Summary / Review / Appreciation

Gooseberries by Anton Chekhov is a story about social injustice and the quest for happiness.  On the surface it is a simple story. Ivan and Bourkin walk contentedly through the Russian countryside. When a heavy rain begins to fall they seek shelter at the nearby estate of their friend Aliokhin. They are welcomed, given refreshments by a beautiful servant, and they bathe. Later that evening, Ivan tells his friends a story about his brother.

It is a bitter story about Nicholai, a civil servant, who nurtured a dream to retire to a modest plot in the country where he would live a simple life and grow gooseberries. But as he saves money his greed grows and his dream becomes less modest. He marries for money and starves his wife till she dies. Eventually Nicholai retires and buys a scrappy farm and plants twenty gooseberry trees.

When Ivan visits he finds his brother pompous and insufferable. The gooseberries are "hard and sour", but for Nicholai they are delicious. Ivan then embarks on a passionate speech against the inequality of a society where "the happy man feels good only because the unhappy bear their burden silently, and without that silence happiness would be impossible"

The story within the story told in the comfort and warmth of the interiors tries to convey the meaninglessness of seeking happiness in life.  The meaning and purpose of life, Ivan exhorts his friends, does not reside in happiness and comfort, "but in something more intelligent and great." Chekhov suggests this to be the freedom to roam the earth,  freedom to exercise our free spirit and doing good while you are able to do it.
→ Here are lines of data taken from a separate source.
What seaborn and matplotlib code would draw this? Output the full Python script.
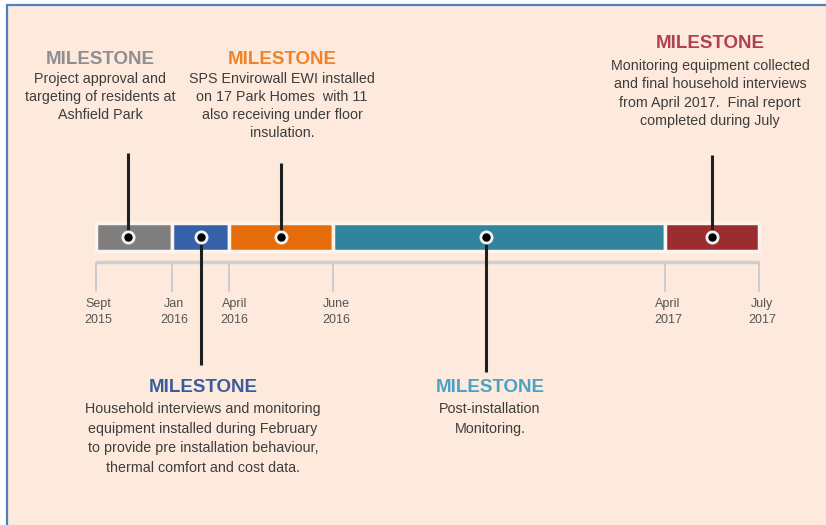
import matplotlib
matplotlib.use("Agg")
import matplotlib.pyplot as plt
import matplotlib.transforms as mtransforms
import numpy as np
import pandas as pd
import seaborn as sns
from matplotlib.patches import Rectangle

# project phases, in months counted from Sept 2015
phases = ["Approval", "Baseline monitoring", "EWI installation", "Post-installation monitoring", "Final interviews"]
phase_start = [0, 4, 7, 9, 19]
phase_end = [4, 7, 9, 19, 22]
phase_colors = ["#7f7f7f", "#3561a8", "#e46c0a", "#31849b", "#9b2d30"]

# where each milestone sits on the timeline (months from Sept 2015)
milestone_month = [1.7, 5.5, 8.0, 13.6, 20.5]
title_colors = ["#8f8f8f", "#3b5c9c", "#f0832a", "#4aa2c6", "#b0414e"]
milestone_text = [
    "Project approval and\ntargeting of residents at\nAshfield Park",
    "Household interviews and monitoring\nequipment installed during February\nto provide pre installation behaviour,\nthermal comfort and cost data.",
    "SPS Envirowall EWI installed\non 17 Park Homes  with 11\nalso receiving under floor\ninsulation.",
    "Post-installation\nMonitoring.",
    "Monitoring equipment collected\nand final household interviews\nfrom April 2017.  Final report\ncompleted during July",
]

tick_month = [0, 4, 7, 9, 19, 22]
tick_labels = ["Sept\n2015", "Jan\n2016", "April\n2016", "June\n2016", "April\n2017", "July\n2017"]

df = pd.DataFrame({"phase": phases, "start": phase_start, "end": phase_end})
df["length"] = df["end"] - df["start"]

sns.set_theme(style="white")
plt.rcParams["font.family"] = ["Liberation Sans", "DejaVu Sans"]

W, H = 826, 525
bg = "#fdeadd"

fig = plt.figure(figsize=(W / 100, H / 100), dpi=100)
fig.patch.set_facecolor("white")
ax = fig.add_axes([0, 0, 1, 1])

# the infographic is not drawn to scale, so use a piecewise timeline scale
edge_month = np.array([-96 / 19, 0, 4, 7, 9, 19, 22, 22 + 67 / 31.3])
edge_px = np.array([0, 96, 172, 229, 333, 665, 759, 826])
ax.set_xscale("function", functions=(lambda m: np.interp(m, edge_month, edge_px),
                                     lambda p: np.interp(p, edge_px, edge_month)))
ax.set_xlim(edge_month[0], edge_month[-1])
ax.set_ylim(H, 0)
ax.set_axis_off()

ax.add_patch(Rectangle((7 / W, -0.05), 1.1, 1.05 - 5 / H, transform=ax.transAxes,
                       facecolor=bg, edgecolor="#4f81bd", linewidth=1.6, zorder=0))

bar_y = 237
ax.barh(y=bar_y, width=df["length"], left=df["start"], height=28,
        color=phase_colors, edgecolor="#fdf4ee", linewidth=2.5, zorder=2)

# baseline and ticks
ax.hlines(262, tick_month[0], tick_month[-1], color="#d0cfcf", linewidth=2.5, zorder=1)
ax.vlines(tick_month, 262, 292, color="#c6cad3", linewidth=1.3, zorder=1)
for m, lab in zip(tick_month, tick_labels):
    ax.text(m + 0.1, 298, lab, ha="center", va="top", fontsize=9, color="#555555",
            linespacing=1.4)

# stems and milestone dots
stem_top = [153, bar_y, 163, bar_y, 155]
stem_bot = [bar_y, 365, bar_y, 372, bar_y]
ax.vlines(milestone_month, stem_top, stem_bot, color="#1f1f1f", linewidth=2.2, zorder=3)
sns.scatterplot(x=milestone_month, y=[bar_y] * len(milestone_month), ax=ax, s=65,
                color="black", edgecolor="#f2f2f2", linewidth=2, zorder=4, legend=False)

# milestone captions: (x centre px, title y px, body offset, line spacing)
trans = mtransforms.blended_transform_factory(ax.transAxes, ax.transData)
caption_pos = [(100, 60, 12, 1.35), (203, 388, 14, 1.5), (282, 60, 12, 1.35),
               (490, 388, 14, 1.5), (710, 44, 15, 1.4)]
for (cx, ty, off, ls), col, txt in zip(caption_pos, title_colors, milestone_text):
    ax.text(cx / W, ty, "MILESTONE", transform=trans, ha="center", va="center",
            fontsize=13.5, fontweight="bold", color=col)
    ax.text(cx / W, ty + off, txt, transform=trans, ha="center", va="top",
            fontsize=10.3, color="#3d3d3d", linespacing=ls)

plt.savefig("out.png", dpi=100, facecolor=fig.get_facecolor())
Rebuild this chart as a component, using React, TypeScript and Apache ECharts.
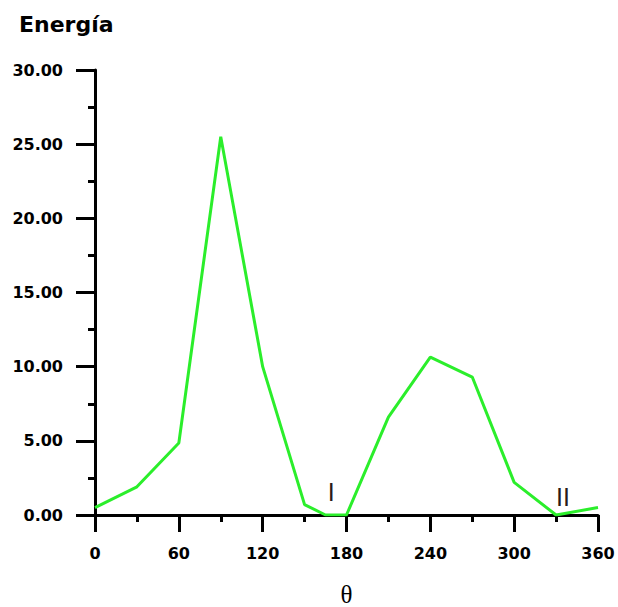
import React, { useEffect, useRef } from "react";
import * as echarts from "echarts";

const angles = [0, 30, 60, 90, 120, 150, 165, 180, 210, 240, 270, 300, 330, 360];
const energies = [0.5, 1.9, 4.85, 25.5, 10.0, 0.7, 0, 0, 6.6, 10.65, 9.3, 2.2, 0, 0.5];
const pointLabels = [
  { text: "I", x: 169, y: 1.55 },
  { text: "II", x: 335, y: 1.2 },
];

export default function App() {
  const ref = useRef<HTMLDivElement>(null);
  useEffect(() => {
    if (!ref.current) return;
    const chart = echarts.init(ref.current, null, { renderer: "svg" });
    const font = "'DejaVu Sans', Verdana, sans-serif";
    chart.setOption({
      animation: false,
      backgroundColor: "#fff",
      title: {
        text: "Energía",
        left: 14,
        top: 8,
        textStyle: { fontFamily: font, fontSize: 22, fontWeight: "bold", color: "#000" },
      },
      grid: { left: 95, top: 70, right: 20, bottom: 92, containLabel: false, outerBoundsMode: "none" },
      xAxis: {
        type: "value",
        min: 0,
        max: 360,
        interval: 60,
        name: "θ",
        nameLocation: "middle",
        nameGap: 67,
        nameTextStyle: {
          fontFamily: "'Liberation Serif', 'DejaVu Serif', serif",
          fontSize: 25,
          lineHeight: 24,
          color: "#000",
        },
        axisLine: { show: true, onZero: false, lineStyle: { color: "#000", width: 3 } },
        axisTick: { show: true, length: 17, lineStyle: { color: "#000", width: 3 } },
        minorTick: { show: true, splitNumber: 2, length: 7, lineStyle: { color: "#000", width: 3 } },
        splitLine: { show: false },
        axisLabel: { fontFamily: font, fontSize: 16, fontWeight: "bold", color: "#000", margin: 30 },
      },
      yAxis: {
        type: "value",
        min: 0,
        max: 30,
        interval: 5,
        axisLine: { show: true, onZero: false, lineStyle: { color: "#000", width: 3 } },
        axisTick: { show: true, length: 19, lineStyle: { color: "#000", width: 3 } },
        minorTick: { show: true, splitNumber: 2, length: 7, lineStyle: { color: "#000", width: 3 } },
        splitLine: { show: false },
        axisLabel: {
          fontFamily: font,
          fontSize: 16,
          fontWeight: "bold",
          color: "#000",
          margin: 32,
          formatter: (v: number) => v.toFixed(2),
        },
      },
      series: [
        {
          type: "line",
          data: angles.map((a, i) => [a, energies[i]]),
          showSymbol: false,
          symbol: "none",
          lineStyle: { color: "#2bee2b", width: 3 },
          z: 1,
          markPoint: {
            symbol: "circle",
            symbolSize: 0,
            label: {
              show: true,
              position: "inside",
              fontFamily: "'Liberation Sans', Arial, sans-serif",
              fontSize: 25,
              color: "#2a1a1a",
              formatter: (p: any) => p.name,
            },
            data: pointLabels.map((l) => ({ name: l.text, coord: [l.x, l.y] })),
          },
        },
      ],
    });
    return () => chart.dispose();
  }, []);
  return (
    <div
      ref={ref}
      style={{ position: "fixed", left: 0, top: 0, width: 618, height: 607 }}
    />
  );
}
Ivan calls happiness an illusion, just like the perceived tastiness of his brother's gooseberries.  Yet the reader is confused by the behaviour of Ivan in the bathing shed where he enjoys the bath and feels very happy.  We suspect that Nicholai’s happiness angers Ivan and perhaps his arguments have been constructed to justify his position.  The rejection of Tolstoy’s anti-materialism by Ivan is another confusing argument.  As is so often the case in Chekhov, the story poses many questions but supplies no definite answers. 

We are encouraged to use our own intellect and imagination to understand what motivates the characters and, additionally, to guess at the meaning behind events. But this makes the episodes and characters seem more realistic.  In "real life" we always hypothesize about what drives people's actions. Our conclusions may not be right in most cases.  This confusion is part of life and that is why this story creates an impression of a place filled with real people, living real lives.